Dyson Trace Flow and Multivariate Dynamic Coupled Semicircle Law
Cong Chen, Yong Li
TL;DR
The work introduces the Dyson Trace Flow as a macroscopic stochastic descriptor for eigenvalue dynamics and develops the Multivariate Dynamic Coupled Semicircle Law to describe the evolution of spectral measures under asymmetrical coupling. It establishes well-posedness, large-deviation principles, and a dynamic Burgers-type description for the limiting spectral laws, both in binary and multivariate settings. By incorporating nonlinear and non-reciprocal couplings, the framework reveals universal phenomena such as exceptional points, phase transitions, and holographic connections to quantum gravity, while offering concrete pathways to applications in neural networks, financial networks, and quantum many-body systems. The results unify stochastic analysis, potential theory, and large deviation theory to provide exactly solvable models for interacting random matrices with broad cross-disciplinary relevance and predictive power for complex systems.
Abstract
Interacting random matrix systems are fundamental to modern theoretical physics and data science, yet a unified framework for their analysis has been lacking. This work introduces such a universal framework, built upon two novel concepts: the Dyson Trace Flow characterizing macroscopic fluctuations, and the Multivariate Dynamic Coupled Semicircle Law describing the collective spectral behavior of multiple interacting matrix processes.

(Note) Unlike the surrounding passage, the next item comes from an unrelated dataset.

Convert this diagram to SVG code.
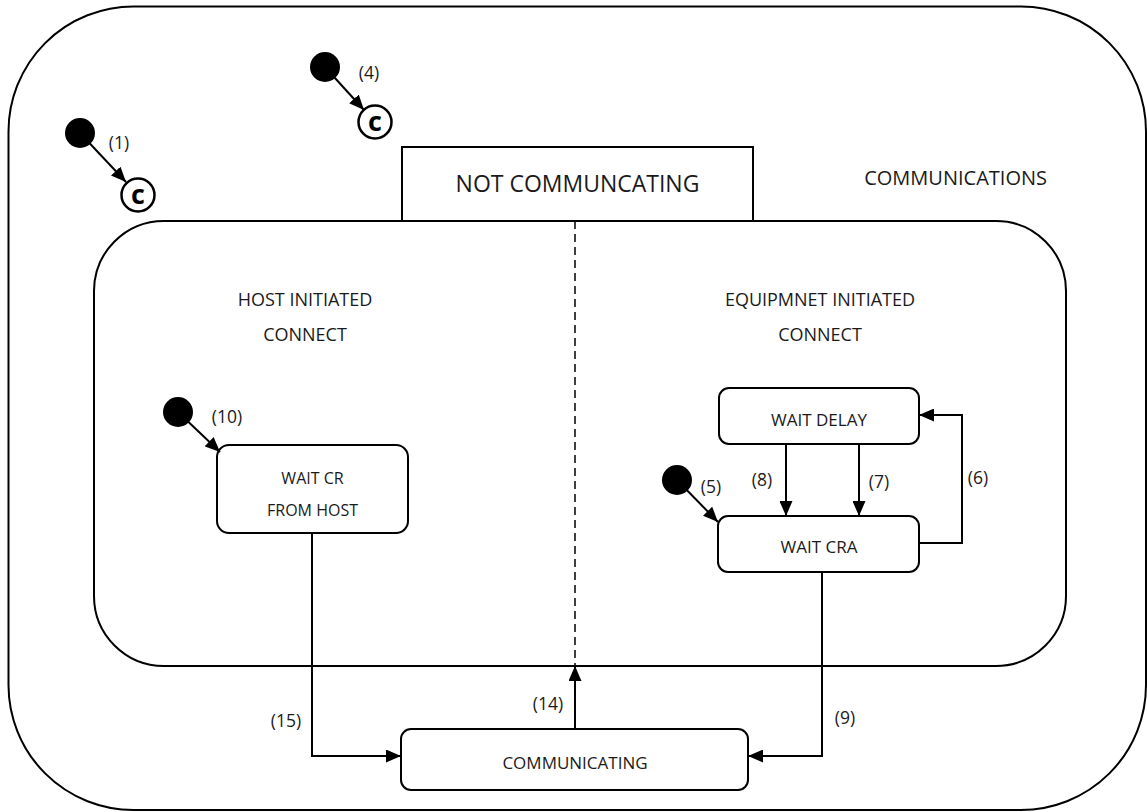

We establish the stochastic evolution of eigenvalues under asymmetric coupling and prove the mathematical well-posedness of the theory. A large deviation principle is derived, enabling the calculation of rare event probabilities. The framework is extended to nonlinear and non-reciprocal interactions, revealing universal phenomena including exceptional points, bistability, and novel scaling laws. A striking connection to quantum chaos is unveiled through a holographic correspondence with wormhole geometries. By generalizing classical random matrix theory, this work provides powerful tools for understanding neural networks and complex quantum dynamics.